Mas, ao contrário do que o senhor tem dito, os dados do próprio governo mostram que 60% do desmatamento em 2018 veio de áreas públicas griladas e vendidas a produtores rurais e somente 15%, de áreas protegidas e terras indígenas.
Esses dados não são do Inpe, são de uma pessoa que interpreta essas informações. O Inpe dá a fotografia de onde foi desmatado.
São os dados oficiais. O monitoramento do Imazon confirma essa proporção.

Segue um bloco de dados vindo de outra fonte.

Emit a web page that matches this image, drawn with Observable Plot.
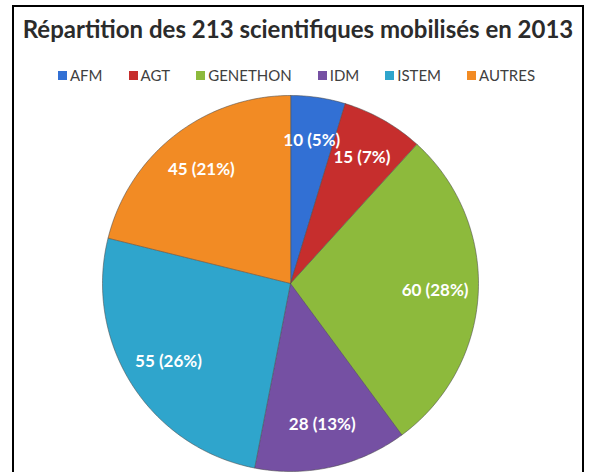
<!DOCTYPE html>
<html><head><meta charset="utf-8">
<script src="https://cdn.jsdelivr.net/npm/d3@7"></script>
<script src="https://cdn.jsdelivr.net/npm/@observablehq/plot@0.6"></script>
<style>
body{margin:0;background:#fff;}
#wrap{position:relative;width:593px;height:472px;overflow:hidden;font-family:Lato,sans-serif;}
#frame{position:absolute;left:12px;top:5px;width:568px;height:520px;border:2px solid #000;}
#title{position:absolute;left:12px;width:572px;top:17px;text-align:center;font-weight:700;font-size:24px;line-height:24px;color:#2b2b2b;white-space:nowrap;}
#legend{position:absolute;left:0;width:593px;top:68px;display:flex;justify-content:center;gap:26px;font-size:15px;line-height:15px;color:#404040;}
.item{display:flex;align-items:center;gap:3px}
.sw{width:9px;height:9px;display:inline-block}
#chart{position:absolute;left:0;top:88px;}
</style></head><body>
<div id="wrap"><div id="frame"></div><div id="title"></div><div id="legend"></div><div id="chart"></div></div>
<script>
const categories = ["AFM", "AGT", "GENETHON", "IDM", "ISTEM", "AUTRES"];
const values = [10, 15, 60, 28, 55, 45];
const colors = ["#3270d4", "#c62e2d", "#8dba3c", "#7550a3", "#2fa5cc", "#f28b24"];
const titleText = "Répartition des 213 scientifiques mobilisés en 2013";

document.getElementById("title").textContent = titleText;
const legend = document.getElementById("legend");
categories.forEach((c, i) => {
  const it = document.createElement("div"); it.className = "item";
  const sw = document.createElement("span"); sw.className = "sw"; sw.style.background = colors[i];
  const tx = document.createElement("span"); tx.textContent = c;
  it.appendChild(sw); it.appendChild(tx); legend.appendChild(it);
});

const data = categories.map((name, i) => ({name, value: values[i]}));
const total = d3.sum(values);
const arcs = d3.pie().sort(null).value(d => d.value)(data);
const toXY = (a, r) => [r * Math.sin(a), -r * Math.cos(a)];
const features = arcs.map(a => {
  const n = Math.max(2, Math.ceil((a.endAngle - a.startAngle) / (Math.PI / 180)));
  const ring = [[0, 0]];
  for (let i = 0; i <= n; i++) ring.push(toXY(a.startAngle + (a.endAngle - a.startAngle) * i / n, 1));
  ring.push([0, 0]);
  return {type: "Feature", properties: {name: a.data.name}, geometry: {type: "Polygon", coordinates: [ring]}};
});
const labels = arcs.map(a => {
  const m = (a.startAngle + a.endAngle) / 2;
  const [x, y] = toXY(m, 0.77);
  return {x, y, label: `${a.data.value} (${Math.round(a.data.value / total * 100)}%)`};
});

const chart = Plot.plot({
  width: 593, height: 384,
  marginLeft: 102, marginRight: 115, marginTop: 7, marginBottom: 1,
  projection: {type: "identity", domain: {type: "MultiPoint", coordinates: [[-1, -1], [1, 1]]}},
  color: {domain: categories, range: colors},
  marks: [
    Plot.geo(features, {fill: d => d.properties.name, stroke: "#4a4a4a", strokeOpacity: 0.55, strokeWidth: 1}),
    Plot.text(labels, {x: "x", y: "y", text: "label", fill: "white", fontWeight: 700, fontSize: 17, fontFamily: "Lato"})
  ]
});
document.getElementById("chart").appendChild(chart);
</script>
</body></html>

Isso, o Imazon é o grupo. Utilizando recurso público, esse fundo da Amazônia, ele faz esse trabalho interpretativo. Tem credibilidade? Não sei.
Eles fazem monitoramento, com critérios diferentes do governo. Os dados podem diferir, mas nesse caso batem.
Tem que usar um dado chamado TerraClass, que é um sistema da Embrapa com o Inpe. Esse é o dado mais apropriado.
Por quê?
Porque ele faz duas coisas: ele conta as áreas que foram desmatadas e acompanham que finalidade foi dada para essas áreas nos anos seguintes. O Prodes [sistema do Inpe] faz o seguinte: áreas que sofreram supressão da vegetação, ele nem olha mais. Tem áreas que sofrem regeneração. Mas a questão não é do percentual, é como vamos usar esse dado para fazer fiscalização, para diminuir desmatamento, diminuir extração de minério ilegal dentro de unidade de conservação. O que eu queria fazer é pegar esses dados do desmatamento e fazer um mapinha de quais são as propriedades que estão dentro desses dados. E nós vamos in loco.